Day 1 DLC, online access codes, the “PSN Pass”, each of these a different version of “premium” content meant to encourage buying new. Premium content is a tough issue to take a stance on, since there is a valid argument for each side. On one hand we have the developer/ publisher essentially offering a more “complete” game by offering extra content to new game buyers, while on the other hand we have used game consumers, who are seemingly punished by the existence of that same premium content. Neither side is completely in the wrong, since the developer and/or publisher are simply trying to reduce losses due to used games, while used game buyers are simply trying to make their hobby slightly more affordable (a game is an expensive purchase after all).
So is “premium” content for new purchases completely wrong? I honestly don’t think so; I think it can be a good thing for gaming. I’ll admit that I tend to buy new, and it’s always cool to get a couple of little extras even though I was going to buy new anyway. That’s the thing though, little extras that have hardly any impact on the game itself are fine. They’re a reward for new buyers rather than a punishment for used buyers.

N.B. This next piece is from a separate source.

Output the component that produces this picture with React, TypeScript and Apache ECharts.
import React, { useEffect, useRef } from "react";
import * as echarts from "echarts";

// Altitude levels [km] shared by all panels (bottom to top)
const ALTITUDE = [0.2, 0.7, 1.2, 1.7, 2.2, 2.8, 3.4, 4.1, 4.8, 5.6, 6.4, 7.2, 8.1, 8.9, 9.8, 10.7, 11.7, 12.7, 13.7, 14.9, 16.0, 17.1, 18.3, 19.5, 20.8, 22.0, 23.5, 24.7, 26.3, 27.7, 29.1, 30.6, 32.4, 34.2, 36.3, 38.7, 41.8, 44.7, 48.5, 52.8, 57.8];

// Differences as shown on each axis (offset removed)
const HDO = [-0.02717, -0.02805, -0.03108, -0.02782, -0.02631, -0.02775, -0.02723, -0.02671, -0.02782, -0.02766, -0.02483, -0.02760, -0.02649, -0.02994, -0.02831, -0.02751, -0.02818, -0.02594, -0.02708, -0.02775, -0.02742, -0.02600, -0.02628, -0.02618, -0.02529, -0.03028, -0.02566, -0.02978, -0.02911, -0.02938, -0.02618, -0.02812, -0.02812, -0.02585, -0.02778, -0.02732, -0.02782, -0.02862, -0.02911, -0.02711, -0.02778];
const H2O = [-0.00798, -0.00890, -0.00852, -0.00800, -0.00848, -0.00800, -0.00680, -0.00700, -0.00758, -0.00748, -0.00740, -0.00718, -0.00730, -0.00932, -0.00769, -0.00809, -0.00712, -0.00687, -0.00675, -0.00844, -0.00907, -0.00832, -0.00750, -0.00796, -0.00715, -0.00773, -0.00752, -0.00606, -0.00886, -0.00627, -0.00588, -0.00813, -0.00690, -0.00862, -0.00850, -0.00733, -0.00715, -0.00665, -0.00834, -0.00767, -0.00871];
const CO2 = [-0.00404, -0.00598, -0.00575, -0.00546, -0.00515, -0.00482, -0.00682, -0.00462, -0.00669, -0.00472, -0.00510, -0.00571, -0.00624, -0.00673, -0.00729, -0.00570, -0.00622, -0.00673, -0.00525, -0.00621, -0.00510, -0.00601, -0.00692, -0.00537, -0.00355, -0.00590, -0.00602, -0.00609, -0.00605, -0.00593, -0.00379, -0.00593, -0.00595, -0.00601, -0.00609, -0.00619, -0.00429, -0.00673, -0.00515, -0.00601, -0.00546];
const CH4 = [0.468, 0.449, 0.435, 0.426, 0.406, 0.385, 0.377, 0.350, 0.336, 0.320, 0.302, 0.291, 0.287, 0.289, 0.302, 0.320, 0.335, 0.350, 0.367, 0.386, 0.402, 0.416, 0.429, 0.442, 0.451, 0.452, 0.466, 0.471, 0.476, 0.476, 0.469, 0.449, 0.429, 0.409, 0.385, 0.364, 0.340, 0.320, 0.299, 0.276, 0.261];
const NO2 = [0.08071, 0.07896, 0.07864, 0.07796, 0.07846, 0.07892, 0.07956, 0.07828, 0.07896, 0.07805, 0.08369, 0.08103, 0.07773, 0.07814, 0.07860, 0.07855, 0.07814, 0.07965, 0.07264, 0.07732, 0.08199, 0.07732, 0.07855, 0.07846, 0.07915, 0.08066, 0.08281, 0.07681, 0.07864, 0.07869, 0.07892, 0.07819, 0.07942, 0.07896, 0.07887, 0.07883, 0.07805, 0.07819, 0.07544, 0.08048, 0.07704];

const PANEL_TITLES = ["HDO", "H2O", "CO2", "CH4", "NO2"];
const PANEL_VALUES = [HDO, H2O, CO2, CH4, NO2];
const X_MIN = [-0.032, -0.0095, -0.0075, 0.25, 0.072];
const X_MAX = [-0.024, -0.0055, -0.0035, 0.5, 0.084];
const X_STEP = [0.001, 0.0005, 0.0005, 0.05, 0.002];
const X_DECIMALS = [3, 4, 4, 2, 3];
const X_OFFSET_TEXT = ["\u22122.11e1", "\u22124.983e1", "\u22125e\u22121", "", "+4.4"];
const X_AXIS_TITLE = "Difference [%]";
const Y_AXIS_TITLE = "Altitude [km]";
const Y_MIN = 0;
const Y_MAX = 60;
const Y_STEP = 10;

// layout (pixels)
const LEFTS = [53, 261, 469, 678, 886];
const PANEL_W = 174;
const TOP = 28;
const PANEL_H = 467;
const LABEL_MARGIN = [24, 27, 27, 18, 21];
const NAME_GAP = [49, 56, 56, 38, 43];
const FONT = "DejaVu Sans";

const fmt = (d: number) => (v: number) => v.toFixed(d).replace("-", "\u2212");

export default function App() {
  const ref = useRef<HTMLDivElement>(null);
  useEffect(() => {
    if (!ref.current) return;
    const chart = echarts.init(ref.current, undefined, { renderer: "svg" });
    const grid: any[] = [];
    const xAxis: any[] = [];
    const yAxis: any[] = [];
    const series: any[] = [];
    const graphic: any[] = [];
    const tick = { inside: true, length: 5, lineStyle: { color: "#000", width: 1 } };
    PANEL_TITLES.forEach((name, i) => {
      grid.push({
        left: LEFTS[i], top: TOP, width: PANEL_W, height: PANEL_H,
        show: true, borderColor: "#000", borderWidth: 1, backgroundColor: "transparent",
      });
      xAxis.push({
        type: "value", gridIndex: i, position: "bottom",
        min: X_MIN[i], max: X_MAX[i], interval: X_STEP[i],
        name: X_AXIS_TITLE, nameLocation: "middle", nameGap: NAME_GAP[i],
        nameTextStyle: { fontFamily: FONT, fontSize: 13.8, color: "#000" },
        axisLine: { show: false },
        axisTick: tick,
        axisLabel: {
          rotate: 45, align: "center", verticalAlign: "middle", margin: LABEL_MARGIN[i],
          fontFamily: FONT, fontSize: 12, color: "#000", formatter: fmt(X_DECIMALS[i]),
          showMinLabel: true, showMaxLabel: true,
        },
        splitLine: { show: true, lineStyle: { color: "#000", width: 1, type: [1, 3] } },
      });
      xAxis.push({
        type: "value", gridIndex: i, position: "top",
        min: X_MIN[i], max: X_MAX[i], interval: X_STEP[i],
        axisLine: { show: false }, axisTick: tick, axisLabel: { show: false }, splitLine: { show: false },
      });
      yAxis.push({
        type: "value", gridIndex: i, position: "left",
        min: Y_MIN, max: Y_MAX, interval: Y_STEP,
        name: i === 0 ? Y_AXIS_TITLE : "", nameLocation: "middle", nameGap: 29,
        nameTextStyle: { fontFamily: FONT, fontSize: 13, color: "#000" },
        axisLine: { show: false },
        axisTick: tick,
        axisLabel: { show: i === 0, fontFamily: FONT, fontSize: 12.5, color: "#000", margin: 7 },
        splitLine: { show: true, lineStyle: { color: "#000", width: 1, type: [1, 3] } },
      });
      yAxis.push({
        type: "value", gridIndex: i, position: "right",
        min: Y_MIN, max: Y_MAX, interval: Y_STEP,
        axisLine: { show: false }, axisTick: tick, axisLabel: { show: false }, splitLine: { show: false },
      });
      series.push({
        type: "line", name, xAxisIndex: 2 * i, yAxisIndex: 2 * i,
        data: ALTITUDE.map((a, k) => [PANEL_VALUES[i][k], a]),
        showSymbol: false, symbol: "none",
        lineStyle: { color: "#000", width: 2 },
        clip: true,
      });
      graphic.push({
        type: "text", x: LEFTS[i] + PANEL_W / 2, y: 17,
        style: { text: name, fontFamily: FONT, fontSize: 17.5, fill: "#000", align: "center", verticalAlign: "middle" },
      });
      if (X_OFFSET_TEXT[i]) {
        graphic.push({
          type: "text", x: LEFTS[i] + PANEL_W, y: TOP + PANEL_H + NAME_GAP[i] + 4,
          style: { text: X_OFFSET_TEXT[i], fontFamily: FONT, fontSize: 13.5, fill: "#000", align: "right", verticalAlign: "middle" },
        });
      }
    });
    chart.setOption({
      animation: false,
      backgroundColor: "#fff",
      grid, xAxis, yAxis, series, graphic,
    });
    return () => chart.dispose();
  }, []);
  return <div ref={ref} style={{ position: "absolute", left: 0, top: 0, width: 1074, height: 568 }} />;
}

It’s when an integral portion of a game is held back from used game buyers that “premium” content gets a little unreasonable. Sure, a used game buyer can still by the withheld feature (usually for around $10.00) but that defeats the purpose of buying used. I mean if you by a multiplayer-centric game used, only to discover that it requires a code that only comes with new copies to use the multiplayer portion of that game, who gets punished? Not the one who sold the used game, but instead you, the consumer, the one who’s a fan of the franchise and was looking forward to playing it. However, on the developer/publisher side of things, would a person who normally buys used really consider a new copy for just a couple of minor extras? It’s a fine line to walk.

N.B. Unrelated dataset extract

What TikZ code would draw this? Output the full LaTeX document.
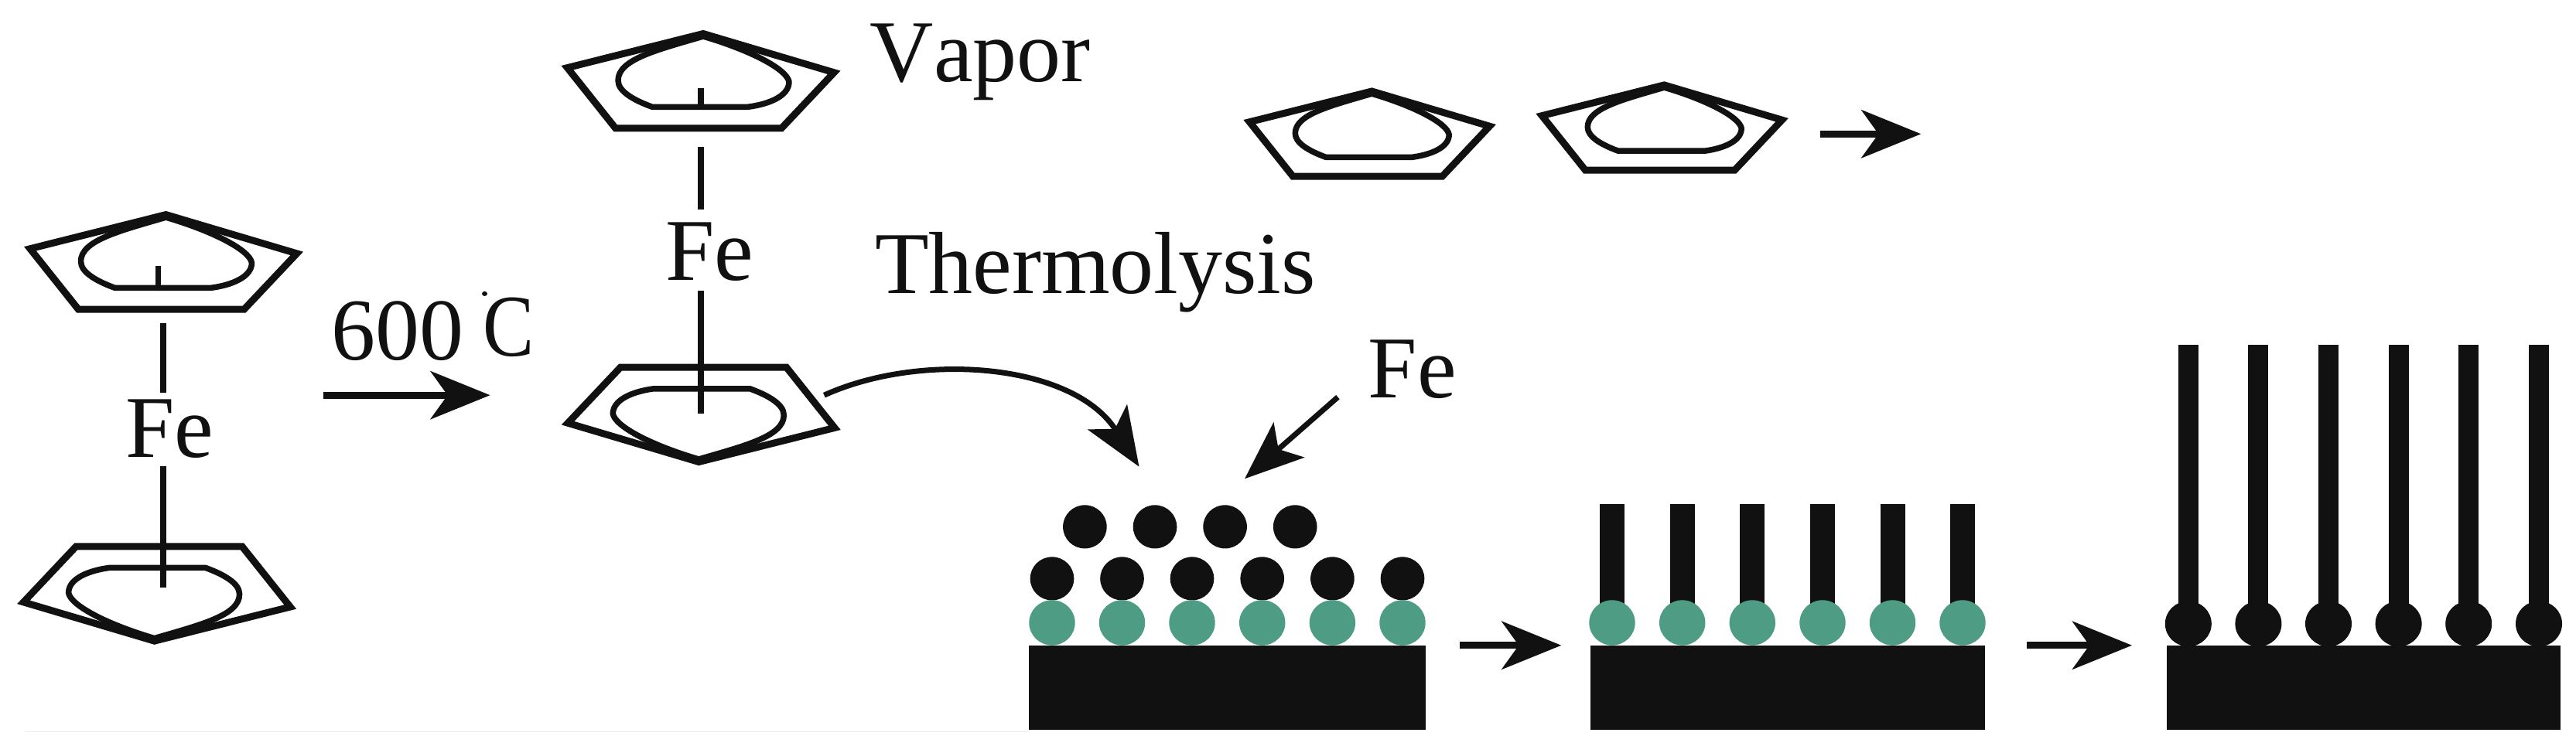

What makes this even more complicated is how premium content relates to current DRM (digital rights management) practices. Since DRM is failing its purpose as an anti-piracy measure, and punishing legitimate players in the process, we need an alternative. This alternative, ironically enough, could be even more premium content in games. It makes sense; if you can’t stop the pirates, then make it worth their while to buy instead of steal. So here’s our problem, if additional premium content becomes the new anti-piracy measure, then where will that leave the used game market?
For now premium content for used games is a fairly grey area, with several valid points for both sides. That’s my take on it, but what about yours? Where do you draw the line when it comes to “premium content?” How could this policy be changed to me fairer to both sides?